Livni, Lapid slam Rabbinate over female conscription
Ministers respond harshly to top religious body’s decree that observant Jewish women should not serve in the military
Justice Minister Tzipi Livni and Finance Minister Yair Lapid blasted Israel’s Chief Rabbinate one day after it decreed that Orthodox Jewish women should not serve in the military.
Jewish law, ruled the nation’s top religious body Thursday, forbids women from enlisting in the IDF. The ruling came on the heels of recently published statistics that showed a rise in religious female recruits.
Livni took to Facebook Friday to voice her criticism of the Rabbinates decision. “This ruling harms the female citizens of Israel, depriving them of acting of their own free will and contributing to their country.”
Livni continued: “Instead of advancing with the times and connecting to Israeli society, the Chief Rabbinate chose to withdraw and disconnect from reality and Israeli society.”
Despite the efforts of religious authorities, she expressed optimism over the growing numbers of religious female conscripts. “It suggests that change which comes from below is very powerful and has the strength to defeat attempts of repression and control.”
Lapid, famous for his Facebook rants, also took to the social media network and struck an even harsher tone than Livni.
“This is chutzpah and a national scandal,” he wrote, threatening to move for the rabbis’ dismissal in the Knesset and, if necessary, through the courts.
“We are talking about civil servants who receive a very handsome salary from the State of Israel, sit in their comfortable offices with their vehicles nearby, and announce their disapproval of girls serving in the mud and the cold,” he added.
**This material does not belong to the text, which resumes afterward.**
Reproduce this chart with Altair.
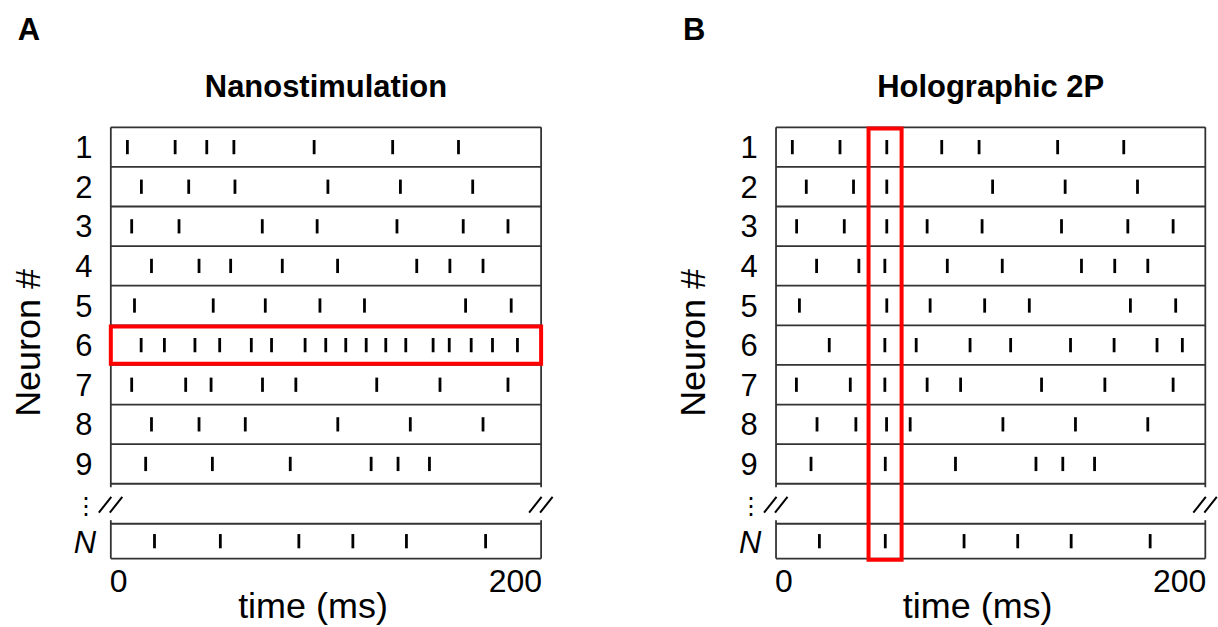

Lapid ended his post saying that David Lau and Yitzhak Yosef were unfit to serve as chief rabbis of Israel.
The ruling Thursday under Lau and Yosef noted that it was continuing “the tradition of previous chief rabbis.”
During the discussion leading up to the decision, the chief rabbi of Safed, Shmuel Eliyahu, infamous for instructing Safed residents not to rent to Arabs, warned that female enlistment threatened “to erase the identity of Israel as a Jewish state.” Beersheba’s chief rabbi, Yehuda Deri, framed the debate as a matter of life or death.